Caritas und Ärzte ohne Grenzen: Gaza vor gefährlichem Kipppunkt
Die Caritas und Ärzte ohne Grenzen (MSF) haben davor gewarnt, dass die humanitäre Lage in Gaza "kurz vor dem Kipppunkt" stehe. Wie die beiden österreichischen Hilfsorganisationen in einer gemeinsamen Aussendung am Donnerstag erklärten, würden die eintreffenden Hilfstransporte nicht ausreichen und die Zahl der Todesfälle durch Hunger und schwere Mangelernährung täglich steigen. Zudem sei humanitäre Hilfe über Luftbrücken "gefährlich und nicht treffsicher". Ohne sofortigen Waffenstillstand und umfassende Hilfe über den Landweg, drohe aus dem Massenhunger ein Massensterben zu werden.

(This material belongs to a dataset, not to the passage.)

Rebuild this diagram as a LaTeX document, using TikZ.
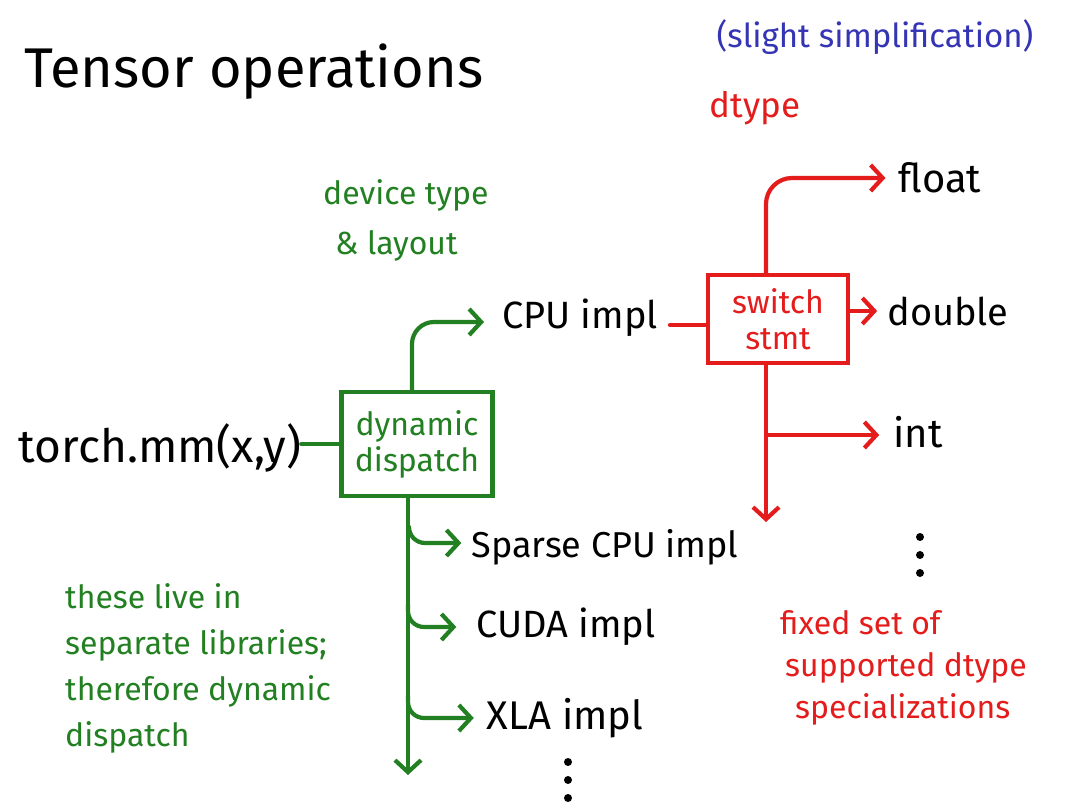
\documentclass[tikz,border=0pt]{standalone}
\usepackage{fontspec}
\setmainfont{Fira Sans}
\usetikzlibrary{arrows.meta}
\definecolor{grn}{RGB}{34,128,34}
\definecolor{rd}{RGB}{228,28,28}
\definecolor{bl}{RGB}{52,52,180}
\newcommand\fsz[2]{\fontsize{#1}{#2}\selectfont}
\tikzset{
  lbl/.style={inner sep=0pt, text=black, font=\fsz{38}{44}},
  gline/.style={draw=grn, line width=4.2pt, line cap=round, line join=round},
  rline/.style={draw=rd, line width=4.2pt, line cap=round, line join=round},
  tipd/.style={-{Straight Barb[length=12pt,width=26pt]}},
  gbox/.style={draw=grn, line width=4.2pt, text=grn, align=center, font=\fsz{32}{36}, inner sep=0pt},
  rbox/.style={draw=rd, line width=4.2pt, text=rd, align=center, font=\fsz{32}{36}, inner sep=0pt},
  note/.style={inner sep=0pt, align=left},
}
\begin{document}
\begin{tikzpicture}[x=1pt,y=-1pt]
\useasboundingbox (0,0) rectangle (1080,810);
\fill[white] (0,0) rectangle (1080,810);
% titles
\node[lbl, font=\fsz{56}{64}] (title) at (254,72) {Tensor operations};
\node[note, text=bl, font=\fsz{33}{38}] (simp) at (875,37) {(slight simplification)};
\node[note, text=rd, font=\fsz{35}{40}] (dtype) at (755,108) {dtype};
\node[note, text=grn, font=\fsz{32}{52}, anchor=west] (devt) at (323,220) {device type\\[-2pt]\hspace*{12pt}\& layout};
% main nodes
\node[lbl] (cpu) at (580,318) {CPU impl};
\node[rbox, minimum width=140pt, minimum height=88pt] (sw) at (778,319) {switch\\stmt};
\node[lbl, font=\fsz{40}{44}] (float) at (940,178) {float};
\node[lbl] (double) at (948,311) {double};
\node[lbl, font=\fsz{40}{44}] (int) at (918,432) {int};
\node[lbl, font=\fsz{46}{50}] (torch) at (160,448) {torch.mm(x,y)};
\node[gbox, minimum width=151pt, minimum height=104pt] (dd) at (417,444) {dynamic\\dispatch};
\node[lbl, font=\fsz{36}{44}] (sparse) at (605,547) {Sparse CPU impl};
\node[lbl] (cuda) at (566,627) {CUDA impl};
\node[lbl, font=\fsz{40}{44}] (xla) at (565,718) {XLA impl};
% notes
\node[note, text=grn, font=\fsz{32}{46}, anchor=north west] (gnote) at (65,583)
  {these live in\\separate libraries;\\therefore dynamic\\dispatch};
\node[note, text=rd, font=\fsz{32}{42}, anchor=north west] (rnote) at (780,610)
  {fixed set of\\\hspace*{5pt}supported dtype\\\hspace*{15pt}specializations};
% coordinates
\coordinate (redend) at (766,522);
\coordinate (intbr) at (766,435);
\coordinate (grnend) at (408,775);
\coordinate (b1) at (409,530);
\coordinate (b2) at (408,604);
\coordinate (b3) at (408,696);
% green connectors
\draw[gline] (torch.east |- dd.west) -- (dd.west);
\draw[gline, tipd, rounded corners=22pt] ([xshift=-5pt]dd.north) |- ([xshift=-18pt,yshift=-4pt]cpu.west);
\draw[gline, tipd] (dd.south -| grnend) -- (grnend);
\draw[gline, tipd, rounded corners=16pt] (b1) |- ([xshift=-10pt,yshift=4pt]sparse.west);
\draw[gline, tipd, rounded corners=16pt] (b2) |- ([xshift=-20pt]cuda.west);
\draw[gline, tipd, rounded corners=16pt] (b3) |- ([xshift=-13pt]xla.west);
% red connectors
\draw[rline] ([xshift=12pt,yshift=-6pt]cpu.east |- sw.west) -- ([yshift=-6pt]sw.west);
\draw[rline, tipd, rounded corners=26pt] ([xshift=-12pt]sw.north) |- ([xshift=-13pt]float.west);
\draw[rline, tipd] (sw.east |- double.west) -- ([xshift=-10pt]double.west);
\draw[rline, tipd] ([xshift=-12pt]sw.south) -- (redend);
\draw[rline, tipd] (intbr) -- ([xshift=-14pt]int.west |- intbr);
% ellipses (vertical dots)
\foreach \y in {537,555,573} \fill (920,\y) circle (4pt);
\foreach \y in {762,780,798} \fill (568,\y) circle (4pt);
\end{tikzpicture}
\end{document}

"Gaza steht am Rand des völligen Zusammenbruchs. Die Menschen brauchen jetzt Zugang zu Nahrung, Wasser, medizinischer Hilfe - nicht morgen, nicht irgendwann, sondern sofort", sagte Alexander Bodmann, Vizepräsident der Caritas Österreich, und forderte: "Die österreichische Bundesregierung muss sich öffentlich und unmissverständlich für einen sofortigen Waffenstillstand und ungehinderten humanitären Zugang einsetzen. Dazu zählt auch der Zugang zu Treibstoff, der für Klinikbetrieb, Wasseraufbereitung und Transporte unerlässlich ist." Weiters hielt Bodmann fest: "Auch die noch immer in Geiselhaft befindlichen Menschen müssen endlich freigelassen werden. Jeder Tag des Zögerns kostet Leben - auf allen Seiten. Österreichs Stimme zählt - in der EU ebenso wie im Sicherheitsrat der Vereinten Nationen."
Die andauernden Angriffe haben gravierende Auswirkungen auf Hilfsorganisationen. So mussten Partner von Caritas Jerusalem ihre Klinik in Deir Al-Balah evakuieren, die im letzten Jahr ein zentraler Versorgungspunkt für den Süden Gazas war. Mit der Schließung haben tausende Menschen den Zugang zu medizinischer Versorgung verloren - während der Bedarf steigt. Zudem befinden sich zwei Hauptlager und elf Verteilstellen der amerikanischen Caritas in Evakuierungszonen - dennoch versuchen die Teams, weiterhin über verbliebene Büros, Gästehäuser und Verteilungspunkte Hilfe zu leisten. Mitarbeitende vor Ort berichten, dass sich die Notaufnahmen mit Menschen füllen, die vor körperlicher Erschöpfung zusammenbrechen. Hunderte Kinder und Erwachsene haben die Grenzen ihrer körperlichen Belastbarkeit überschritten und sind in akuter Lebensgefahr.
Laut Ärzte ohne Grenzen sind bereits 25 Prozent der Kinder im Alter von sechs Monaten bis fünf Jahren sowie 25 Prozent der schwangeren und stillenden Frauen im Gazastreifen mangelernährt. Die Zahl der Menschen, die MSF wegen Mangelernährung in der Klinik in Gaza-Stadt behandelt, habe sich seit Mitte Mai vervierfacht. "Unsere Teams in Gaza sind verzweifelt. Es wird immer schwieriger zu helfen - medizinische Einrichtungen sind nicht oder nur mehr teilweise funktionsfähig, es fehlt an Medikamenten und medizinischem Material und wir können unsere Patient:innen nur mehr unzureichend mit Essen versorgen", so Laura Leyser, Geschäftsführerin von Ärzte ohne Grenzen Österreich.
Fazit der beiden Hilfsorganisationen: Nur ein dauerhafter Waffenstillstand und großangelegte humanitäre Hilfe für die gesamte Bevölkerung könnten noch verhindern, dass eine Massenhungersnot ausbricht und die Zahl der Menschen, die an den Folgen des Krieges sterben, sprunghaft ansteigt.